Outfitter/PH: Before you pay a dime, definitely ask for references from previous hunters. Any quality safari company will have clients that you can call, and you can ensure the hunt is what you are looking for.
Fences: Poaching is a SERIOUS problem in SA. Without the fences, all the animals would get poached. It sounds like an exaggeration, but many of these places are employing full time armed squads of anti-poaching teams to keep their animals alive.
Additionally, consider the size of the outfit when assessing whether the fences mean “shooting fish in a barrel.” Many of these outfits have huge areas, (80+ sq. miles.) and many of our western “wild” hunting units are boxed in by impassable interstates, effectively fencing the animals into much smaller areas.

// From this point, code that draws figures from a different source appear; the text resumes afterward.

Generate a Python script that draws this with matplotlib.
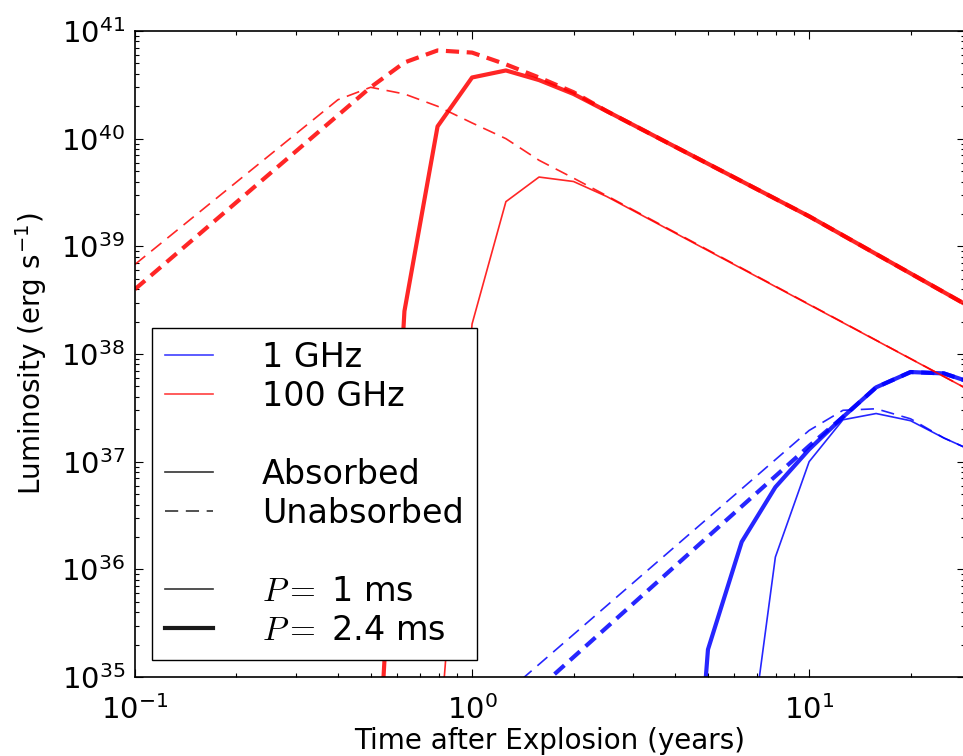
import numpy as np
import matplotlib
matplotlib.use('Agg')
import matplotlib.pyplot as plt
from matplotlib.lines import Line2D

plt.rcParams['font.family'] = ['DejaVu Sans']
plt.rcParams['mathtext.fontset'] = 'cm'
plt.rcParams['axes.unicode_minus'] = False
plt.rcParams['lines.scale_dashes'] = False

# time after explosion (years)
t_r24_abs = [0.5, 0.63, 0.79, 1.0, 1.26, 1.58, 2.0, 2.51, 3.98, 10.0, 31.6]
L_r24_abs = [8e32, 2.5e38, 1.3e40, 3.7e40, 4.3e40, 3.5e40, 2.6e40, 1.8e40, 8.5e39, 1.9e39, 2.5e38]

t_r24_unabs = [0.1, 0.5, 0.63, 0.79, 1.0, 1.26, 1.58, 2.0, 2.51, 3.98, 10.0, 31.6]
L_r24_unabs = [4.0e38, 3.0e40, 5.1e40, 6.6e40, 6.3e40, 4.9e40, 3.7e40, 2.7e40, 1.8e40, 8.5e39, 1.9e39, 2.5e38]

t_r1_abs = [0.79, 1.0, 1.26, 1.58, 2.0, 2.51, 31.6]
L_r1_abs = [1.6e34, 1.9e38, 2.6e39, 4.4e39, 4.0e39, 2.9e39, 4.2e37]

t_r1_unabs = [0.1, 0.4, 0.5, 0.63, 0.79, 1.0, 1.26, 1.58, 2.0, 2.51, 31.6]
L_r1_unabs = [6.8e38, 2.3e40, 3.0e40, 2.6e40, 2.0e40, 1.4e40, 1.0e40, 6.3e39, 4.3e39, 2.95e39, 4.2e37]

t_b24_abs = [3.98, 5.01, 6.31, 7.94, 10.0, 12.6, 15.8, 20.0, 25.1, 31.6]
L_b24_abs = [1.6e31, 1.8e35, 1.8e36, 5.8e36, 1.3e37, 2.6e37, 4.9e37, 6.8e37, 6.6e37, 5.2e37]

t_b24_unabs = [1.58, 10.0, 12.6, 15.8, 20.0, 25.1, 31.6]
L_b24_unabs = [7.9e34, 1.4e37, 2.6e37, 4.9e37, 6.8e37, 6.6e37, 5.2e37]

t_b1_abs = [6.31, 7.94, 10.0, 12.6, 15.8, 20.0, 25.1, 31.6]
L_b1_abs = [5.9e33, 1.3e36, 1.0e37, 2.45e37, 2.8e37, 2.4e37, 1.66e37, 1.2e37]

t_b1_unabs = [1.26, 10.0, 12.6, 15.8, 20.0, 25.1, 31.6]
L_b1_unabs = [7.1e34, 1.95e37, 3.0e37, 3.1e37, 2.5e37, 1.66e37, 1.2e37]

thin, thick = 1.2, 3.0
dash = (0, (9.5, 5.5))
a = 0.85

fig = plt.figure(figsize=(9.63, 7.56), dpi=100)
ax = fig.add_axes([135/963, 79/756, 830/963, 646/756])

ax.plot(t_b1_abs, L_b1_abs, color='b', lw=thin, alpha=a)
ax.plot(t_b1_unabs, L_b1_unabs, color='b', lw=thin, ls=dash, alpha=a)
ax.plot(t_b24_abs, L_b24_abs, color='b', lw=thick, alpha=a)
ax.plot(t_b24_unabs, L_b24_unabs, color='b', lw=thick, ls=dash, alpha=a)
ax.plot(t_r1_abs, L_r1_abs, color='r', lw=thin, alpha=a)
ax.plot(t_r1_unabs, L_r1_unabs, color='r', lw=thin, ls=dash, alpha=a)
ax.plot(t_r24_abs, L_r24_abs, color='r', lw=thick, alpha=a)
ax.plot(t_r24_unabs, L_r24_unabs, color='r', lw=thick, ls=dash, alpha=a)

ax.set_xscale('log')
ax.set_yscale('log')
ax.set_xlim(0.1, 29)
ax.set_ylim(1e35, 1e41)

ax.tick_params(which='both', direction='in', top=True, right=True, labelsize=21)
ax.tick_params(axis='y', which='both', pad=7)
ax.tick_params(axis='x', which='both', pad=13)
ax.tick_params(which='major', length=6, width=0.8)
ax.tick_params(which='minor', length=3, width=0.8)
for s in ax.spines.values():
    s.set_linewidth(1.2)

ax.set_xlabel('Time after Explosion (years)', fontsize=20, labelpad=1.5)
ax.set_ylabel(r'Luminosity (erg s$^{\mathdefault{-1}}$)', fontsize=20, labelpad=9)

handles = [
    Line2D([], [], color='b', lw=thin, alpha=0.75),
    Line2D([], [], color='r', lw=thin, alpha=0.75),
    Line2D([], [], color='none'),
    Line2D([], [], color='k', lw=thin, alpha=0.8),
    Line2D([], [], color='k', lw=thin, ls=dash, alpha=0.8),
    Line2D([], [], color='none'),
    Line2D([], [], color='k', lw=thin, alpha=0.8),
    Line2D([], [], color='k', lw=thick, alpha=0.9),
]
labels = ['1 GHz', '100 GHz', ' ', 'Absorbed', 'Unabsorbed', ' ',
          r'$P =$ 1 ms', r'$P =$ 2.4 ms']
leg = ax.legend(handles, labels, loc='lower left', fontsize=24, frameon=True,
                fancybox=False, framealpha=1, edgecolor='k',
                labelspacing=0.18, handlelength=1.45, handletextpad=1.45,
                borderpad=0.4, borderaxespad=0.5)
leg.get_frame().set_linewidth(1.0)

fig.savefig('out.png', dpi=100)
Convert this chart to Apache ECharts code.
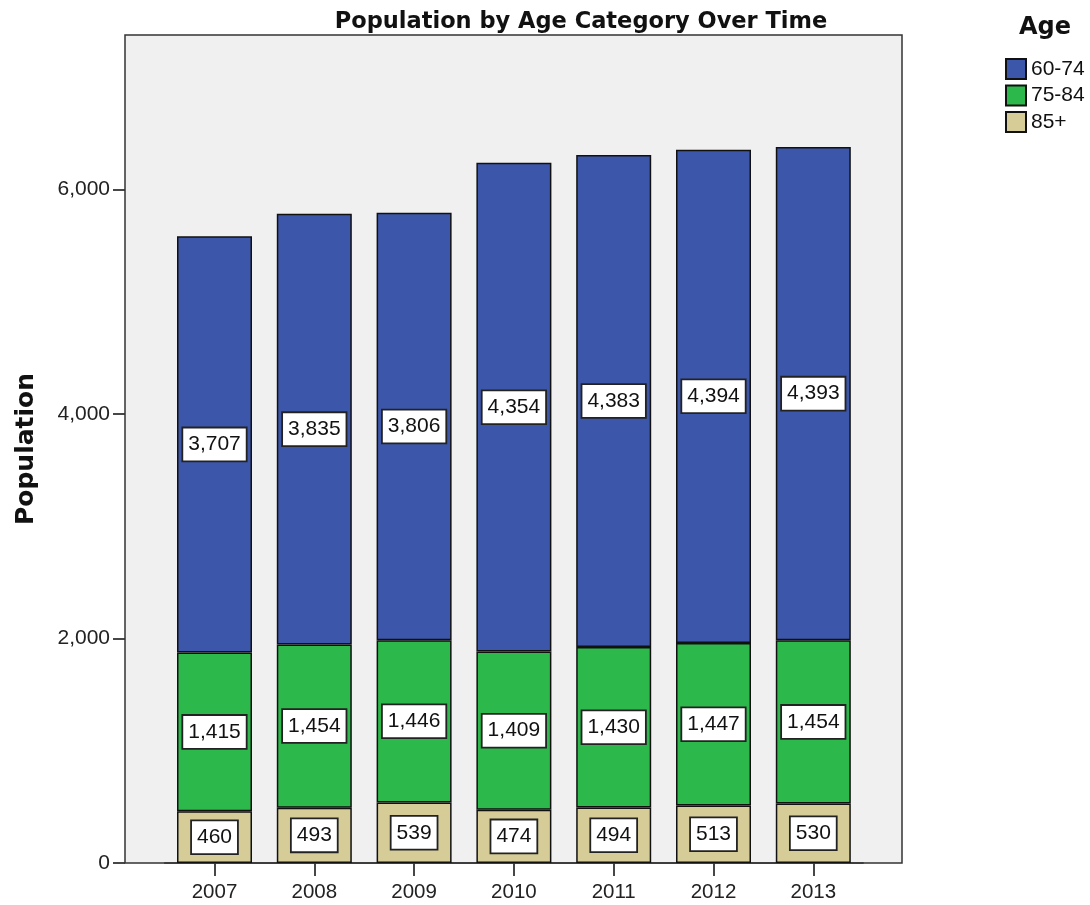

As an example: One outfit may have 80+ sq. miles fences in, with only animals indigenous to the area. In years that the conditions are right, they may need to reduce animals numbers by large numbers. (The same way that the DNR sets harvest quotas in the US.) Since the outfitter can’t suddenly increase his clients by a hundred to match the animal population increase, he either culls the animals or rounds them up, tranquilizers them and sells them. They are still very much wild animals. They sell those animals, and a local outfit with 2 sq. miles purchases them and releases them. Hunting on the first outfit’s property is hunting wild animals. Hunting on the second outfits property is hunting wild animals in a barrel.
Bullets: most PH’s are incredibly experienced, but often that experience is not with modern bullet technology. Our PH’s were very open to new things, and after seeing ELDX perform, were very pleased with that bullet. In Rokslide fashion, I used a too-small cartridge and it did great. 6.5 Creedmoor with ELDX.